---------- Items ----------

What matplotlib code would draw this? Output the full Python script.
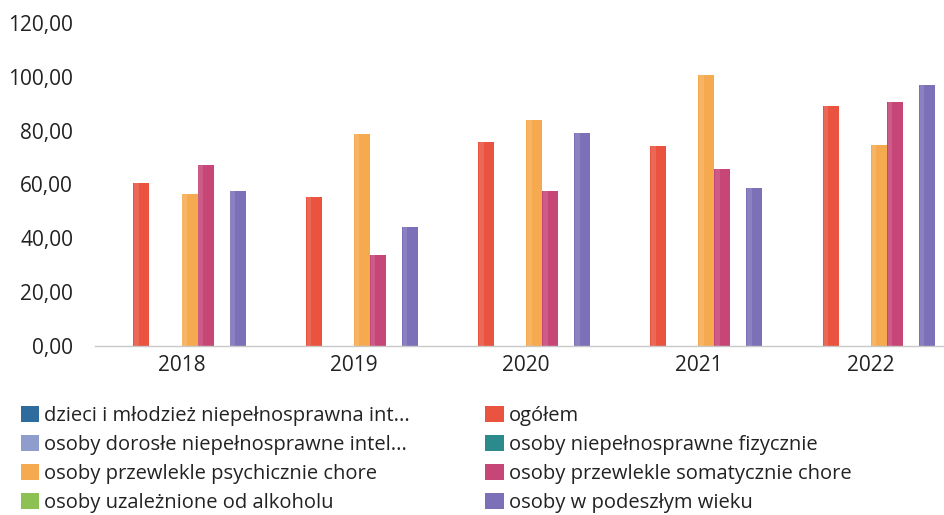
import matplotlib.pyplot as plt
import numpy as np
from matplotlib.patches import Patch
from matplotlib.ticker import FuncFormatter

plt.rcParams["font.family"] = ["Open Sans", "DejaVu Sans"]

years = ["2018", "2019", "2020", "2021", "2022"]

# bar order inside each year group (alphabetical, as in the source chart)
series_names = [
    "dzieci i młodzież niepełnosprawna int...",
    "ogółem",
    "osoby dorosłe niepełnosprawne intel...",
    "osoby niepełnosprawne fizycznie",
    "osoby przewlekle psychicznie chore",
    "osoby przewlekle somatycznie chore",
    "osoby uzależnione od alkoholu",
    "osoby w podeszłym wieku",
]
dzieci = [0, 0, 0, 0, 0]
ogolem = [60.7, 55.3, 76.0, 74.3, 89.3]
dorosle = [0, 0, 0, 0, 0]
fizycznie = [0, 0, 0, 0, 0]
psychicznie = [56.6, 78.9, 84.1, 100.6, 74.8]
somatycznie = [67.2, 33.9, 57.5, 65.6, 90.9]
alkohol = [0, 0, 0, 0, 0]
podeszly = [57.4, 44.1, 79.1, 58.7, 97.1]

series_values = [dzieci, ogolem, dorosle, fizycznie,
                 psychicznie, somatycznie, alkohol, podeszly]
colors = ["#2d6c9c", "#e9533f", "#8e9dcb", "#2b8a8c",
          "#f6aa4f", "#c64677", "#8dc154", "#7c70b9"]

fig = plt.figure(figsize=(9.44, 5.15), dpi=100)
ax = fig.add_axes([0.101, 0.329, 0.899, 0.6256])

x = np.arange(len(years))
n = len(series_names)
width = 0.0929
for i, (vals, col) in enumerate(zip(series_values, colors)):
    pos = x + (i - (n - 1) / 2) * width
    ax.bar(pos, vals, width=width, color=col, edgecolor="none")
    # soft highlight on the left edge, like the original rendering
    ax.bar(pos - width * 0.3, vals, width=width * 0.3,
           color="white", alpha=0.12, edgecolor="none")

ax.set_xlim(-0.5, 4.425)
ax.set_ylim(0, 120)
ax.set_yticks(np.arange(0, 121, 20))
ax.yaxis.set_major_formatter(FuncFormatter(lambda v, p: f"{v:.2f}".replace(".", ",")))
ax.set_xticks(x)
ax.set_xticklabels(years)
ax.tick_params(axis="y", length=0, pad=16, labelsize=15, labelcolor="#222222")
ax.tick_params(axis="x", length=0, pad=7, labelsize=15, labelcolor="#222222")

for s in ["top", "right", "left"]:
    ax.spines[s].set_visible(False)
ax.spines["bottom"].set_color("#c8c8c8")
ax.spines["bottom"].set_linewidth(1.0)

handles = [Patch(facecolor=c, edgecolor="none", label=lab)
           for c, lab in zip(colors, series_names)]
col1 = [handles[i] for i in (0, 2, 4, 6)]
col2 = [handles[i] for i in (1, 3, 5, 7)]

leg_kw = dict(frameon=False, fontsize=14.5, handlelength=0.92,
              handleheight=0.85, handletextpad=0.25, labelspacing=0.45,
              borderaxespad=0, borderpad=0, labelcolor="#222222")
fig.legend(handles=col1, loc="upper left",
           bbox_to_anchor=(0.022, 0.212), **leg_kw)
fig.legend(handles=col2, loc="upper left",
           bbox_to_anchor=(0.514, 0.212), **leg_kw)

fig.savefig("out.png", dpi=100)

----------
---------- Items ----------

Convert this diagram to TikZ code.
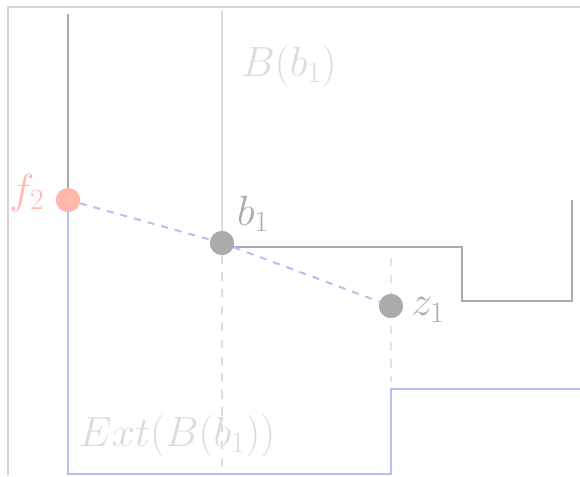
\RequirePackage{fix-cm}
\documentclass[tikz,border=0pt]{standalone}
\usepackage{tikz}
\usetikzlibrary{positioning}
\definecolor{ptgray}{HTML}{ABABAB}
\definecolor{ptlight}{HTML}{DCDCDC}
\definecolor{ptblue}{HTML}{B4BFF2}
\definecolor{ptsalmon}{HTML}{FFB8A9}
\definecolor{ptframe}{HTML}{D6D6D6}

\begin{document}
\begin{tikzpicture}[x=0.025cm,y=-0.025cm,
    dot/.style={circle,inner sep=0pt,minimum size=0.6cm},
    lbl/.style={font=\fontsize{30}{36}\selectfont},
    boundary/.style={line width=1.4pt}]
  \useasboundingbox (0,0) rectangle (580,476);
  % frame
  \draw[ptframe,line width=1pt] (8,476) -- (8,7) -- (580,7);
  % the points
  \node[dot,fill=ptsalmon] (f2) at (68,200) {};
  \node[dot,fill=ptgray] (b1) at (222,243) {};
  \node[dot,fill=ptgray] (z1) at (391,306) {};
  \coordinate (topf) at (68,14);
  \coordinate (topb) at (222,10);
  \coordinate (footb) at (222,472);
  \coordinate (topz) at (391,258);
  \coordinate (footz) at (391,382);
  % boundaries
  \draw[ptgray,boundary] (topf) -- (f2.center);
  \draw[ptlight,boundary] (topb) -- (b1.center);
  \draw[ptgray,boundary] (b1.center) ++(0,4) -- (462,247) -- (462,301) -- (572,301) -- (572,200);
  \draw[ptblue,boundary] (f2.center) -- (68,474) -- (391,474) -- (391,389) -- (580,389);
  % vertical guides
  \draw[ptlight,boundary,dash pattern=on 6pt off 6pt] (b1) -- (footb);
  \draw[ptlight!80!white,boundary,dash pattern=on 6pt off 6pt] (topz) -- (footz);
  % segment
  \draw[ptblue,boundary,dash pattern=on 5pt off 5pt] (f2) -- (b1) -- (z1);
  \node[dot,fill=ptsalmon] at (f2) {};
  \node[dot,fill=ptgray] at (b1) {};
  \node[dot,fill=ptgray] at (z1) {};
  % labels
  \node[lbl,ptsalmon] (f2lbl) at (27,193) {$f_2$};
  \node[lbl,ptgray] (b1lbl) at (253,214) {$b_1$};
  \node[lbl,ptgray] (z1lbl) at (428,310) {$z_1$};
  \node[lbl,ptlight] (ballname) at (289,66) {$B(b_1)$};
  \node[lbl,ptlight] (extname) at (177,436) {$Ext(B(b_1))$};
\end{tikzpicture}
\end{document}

----------
---------- Items ----------

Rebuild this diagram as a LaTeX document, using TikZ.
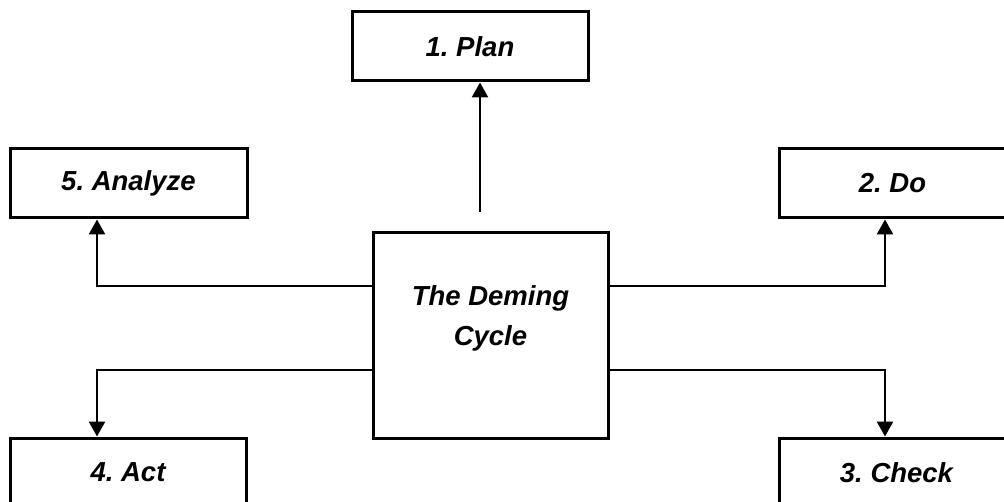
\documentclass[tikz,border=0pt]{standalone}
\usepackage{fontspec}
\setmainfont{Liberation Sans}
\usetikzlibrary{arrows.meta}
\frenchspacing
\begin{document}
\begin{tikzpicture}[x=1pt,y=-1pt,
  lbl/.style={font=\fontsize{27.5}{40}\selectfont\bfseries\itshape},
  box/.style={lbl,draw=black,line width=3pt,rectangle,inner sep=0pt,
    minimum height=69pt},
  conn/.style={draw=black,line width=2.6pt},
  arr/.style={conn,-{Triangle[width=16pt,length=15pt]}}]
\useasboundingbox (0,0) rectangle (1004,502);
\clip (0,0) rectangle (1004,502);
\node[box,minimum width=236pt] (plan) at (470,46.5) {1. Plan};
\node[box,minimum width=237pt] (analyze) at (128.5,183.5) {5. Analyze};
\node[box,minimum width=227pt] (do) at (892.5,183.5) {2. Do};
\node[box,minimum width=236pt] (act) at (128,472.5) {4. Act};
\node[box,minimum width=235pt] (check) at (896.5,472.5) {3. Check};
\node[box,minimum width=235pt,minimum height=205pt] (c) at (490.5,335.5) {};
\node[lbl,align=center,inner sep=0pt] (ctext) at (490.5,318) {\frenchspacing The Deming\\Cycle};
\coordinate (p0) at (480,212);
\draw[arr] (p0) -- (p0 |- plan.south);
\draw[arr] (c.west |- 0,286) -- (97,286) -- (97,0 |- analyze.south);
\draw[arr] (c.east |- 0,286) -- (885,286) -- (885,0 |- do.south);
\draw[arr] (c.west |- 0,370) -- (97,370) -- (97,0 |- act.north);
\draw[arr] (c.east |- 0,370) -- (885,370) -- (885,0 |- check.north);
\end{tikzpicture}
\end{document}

----------

### Required work
Go to the line that contains "What matplotlib code" and copy from there down to the line that contains "podeszly = [57.4, 44.1, 79.1, 58.7, 97.1]", with both lines included. Pass over the pictures.

### Solution to the problem
What matplotlib code would draw this? Output the full Python script.
import matplotlib.pyplot as plt
import numpy as np
from matplotlib.patches import Patch
from matplotlib.ticker import FuncFormatter

plt.rcParams["font.family"] = ["Open Sans", "DejaVu Sans"]

years = ["2018", "2019", "2020", "2021", "2022"]

# bar order inside each year group (alphabetical, as in the source chart)
series_names = [
    "dzieci i młodzież niepełnosprawna int...",
    "ogółem",
    "osoby dorosłe niepełnosprawne intel...",
    "osoby niepełnosprawne fizycznie",
    "osoby przewlekle psychicznie chore",
    "osoby przewlekle somatycznie chore",
    "osoby uzależnione od alkoholu",
    "osoby w podeszłym wieku",
]
dzieci = [0, 0, 0, 0, 0]
ogolem = [60.7, 55.3, 76.0, 74.3, 89.3]
dorosle = [0, 0, 0, 0, 0]
fizycznie = [0, 0, 0, 0, 0]
psychicznie = [56.6, 78.9, 84.1, 100.6, 74.8]
somatycznie = [67.2, 33.9, 57.5, 65.6, 90.9]
alkohol = [0, 0, 0, 0, 0]
podeszly = [57.4, 44.1, 79.1, 58.7, 97.1]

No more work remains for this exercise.